_Dataset content_
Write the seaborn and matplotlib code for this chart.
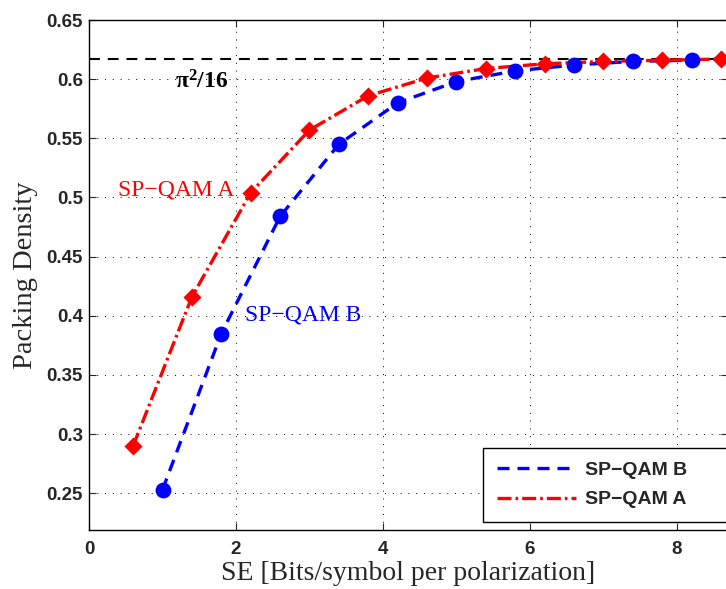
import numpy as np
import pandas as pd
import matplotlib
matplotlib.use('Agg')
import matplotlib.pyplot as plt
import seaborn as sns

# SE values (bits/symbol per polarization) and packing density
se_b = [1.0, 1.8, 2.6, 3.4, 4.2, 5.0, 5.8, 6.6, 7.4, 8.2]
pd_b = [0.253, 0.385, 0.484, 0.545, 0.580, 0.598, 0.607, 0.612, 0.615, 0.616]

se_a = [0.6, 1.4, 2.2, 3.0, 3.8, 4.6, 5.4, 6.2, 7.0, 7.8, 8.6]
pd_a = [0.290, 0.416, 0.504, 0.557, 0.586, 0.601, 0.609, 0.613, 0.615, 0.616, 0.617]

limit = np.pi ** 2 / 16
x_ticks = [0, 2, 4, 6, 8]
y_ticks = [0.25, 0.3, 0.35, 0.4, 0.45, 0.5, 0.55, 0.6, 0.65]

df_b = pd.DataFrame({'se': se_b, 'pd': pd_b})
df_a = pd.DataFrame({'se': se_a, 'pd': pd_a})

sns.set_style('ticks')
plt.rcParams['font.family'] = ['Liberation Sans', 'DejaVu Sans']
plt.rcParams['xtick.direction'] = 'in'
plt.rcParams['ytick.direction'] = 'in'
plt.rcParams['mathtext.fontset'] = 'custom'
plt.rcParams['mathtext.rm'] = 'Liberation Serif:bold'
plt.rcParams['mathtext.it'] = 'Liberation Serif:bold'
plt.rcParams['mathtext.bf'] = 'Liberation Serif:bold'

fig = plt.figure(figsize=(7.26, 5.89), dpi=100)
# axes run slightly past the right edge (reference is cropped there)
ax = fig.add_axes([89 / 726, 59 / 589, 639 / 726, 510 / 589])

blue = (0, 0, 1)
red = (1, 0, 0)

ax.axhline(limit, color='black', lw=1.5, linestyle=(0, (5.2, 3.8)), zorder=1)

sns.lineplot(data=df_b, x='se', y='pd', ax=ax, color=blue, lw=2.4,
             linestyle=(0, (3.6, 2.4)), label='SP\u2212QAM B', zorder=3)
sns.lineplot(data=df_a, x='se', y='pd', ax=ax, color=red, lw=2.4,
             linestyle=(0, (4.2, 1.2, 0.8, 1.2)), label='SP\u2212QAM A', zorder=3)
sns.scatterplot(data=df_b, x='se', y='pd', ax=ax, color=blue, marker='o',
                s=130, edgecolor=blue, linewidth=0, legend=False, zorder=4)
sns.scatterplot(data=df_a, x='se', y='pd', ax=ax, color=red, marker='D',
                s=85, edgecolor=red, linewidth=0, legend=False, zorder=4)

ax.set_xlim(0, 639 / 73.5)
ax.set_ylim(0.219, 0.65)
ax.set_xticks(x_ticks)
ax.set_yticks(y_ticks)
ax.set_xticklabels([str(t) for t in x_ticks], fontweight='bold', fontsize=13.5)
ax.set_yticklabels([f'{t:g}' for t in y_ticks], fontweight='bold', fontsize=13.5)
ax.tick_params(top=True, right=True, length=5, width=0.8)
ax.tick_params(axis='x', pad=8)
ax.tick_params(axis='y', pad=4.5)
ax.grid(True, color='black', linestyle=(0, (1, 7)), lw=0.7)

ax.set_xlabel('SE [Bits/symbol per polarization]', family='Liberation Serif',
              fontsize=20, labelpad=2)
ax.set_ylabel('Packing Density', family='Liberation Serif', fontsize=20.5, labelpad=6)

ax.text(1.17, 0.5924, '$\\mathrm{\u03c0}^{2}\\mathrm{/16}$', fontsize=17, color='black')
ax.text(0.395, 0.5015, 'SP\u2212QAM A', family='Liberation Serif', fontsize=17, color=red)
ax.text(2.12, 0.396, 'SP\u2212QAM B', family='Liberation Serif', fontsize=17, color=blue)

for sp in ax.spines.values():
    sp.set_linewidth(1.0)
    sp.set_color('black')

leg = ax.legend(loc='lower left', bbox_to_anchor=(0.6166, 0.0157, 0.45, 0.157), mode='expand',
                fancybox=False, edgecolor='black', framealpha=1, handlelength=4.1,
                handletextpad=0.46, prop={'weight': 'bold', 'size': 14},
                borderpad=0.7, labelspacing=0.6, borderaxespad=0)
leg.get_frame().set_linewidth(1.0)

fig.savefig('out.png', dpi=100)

_What is being asked_
Please take the lines from the beginning of the data above through the line holding "(5.2, 3.8)), zorder=1)" and transcribe them exactly, without any pictures.

_Result of the exercise_
Write the seaborn and matplotlib code for this chart.
import numpy as np
import pandas as pd
import matplotlib
matplotlib.use('Agg')
import matplotlib.pyplot as plt
import seaborn as sns

# SE values (bits/symbol per polarization) and packing density
se_b = [1.0, 1.8, 2.6, 3.4, 4.2, 5.0, 5.8, 6.6, 7.4, 8.2]
pd_b = [0.253, 0.385, 0.484, 0.545, 0.580, 0.598, 0.607, 0.612, 0.615, 0.616]

se_a = [0.6, 1.4, 2.2, 3.0, 3.8, 4.6, 5.4, 6.2, 7.0, 7.8, 8.6]
pd_a = [0.290, 0.416, 0.504, 0.557, 0.586, 0.601, 0.609, 0.613, 0.615, 0.616, 0.617]

limit = np.pi ** 2 / 16
x_ticks = [0, 2, 4, 6, 8]
y_ticks = [0.25, 0.3, 0.35, 0.4, 0.45, 0.5, 0.55, 0.6, 0.65]

df_b = pd.DataFrame({'se': se_b, 'pd': pd_b})
df_a = pd.DataFrame({'se': se_a, 'pd': pd_a})

sns.set_style('ticks')
plt.rcParams['font.family'] = ['Liberation Sans', 'DejaVu Sans']
plt.rcParams['xtick.direction'] = 'in'
plt.rcParams['ytick.direction'] = 'in'
plt.rcParams['mathtext.fontset'] = 'custom'
plt.rcParams['mathtext.rm'] = 'Liberation Serif:bold'
plt.rcParams['mathtext.it'] = 'Liberation Serif:bold'
plt.rcParams['mathtext.bf'] = 'Liberation Serif:bold'

fig = plt.figure(figsize=(7.26, 5.89), dpi=100)
# axes run slightly past the right edge (reference is cropped there)
ax = fig.add_axes([89 / 726, 59 / 589, 639 / 726, 510 / 589])

blue = (0, 0, 1)
red = (1, 0, 0)

ax.axhline(limit, color='black', lw=1.5, linestyle=(0, (5.2, 3.8)), zorder=1)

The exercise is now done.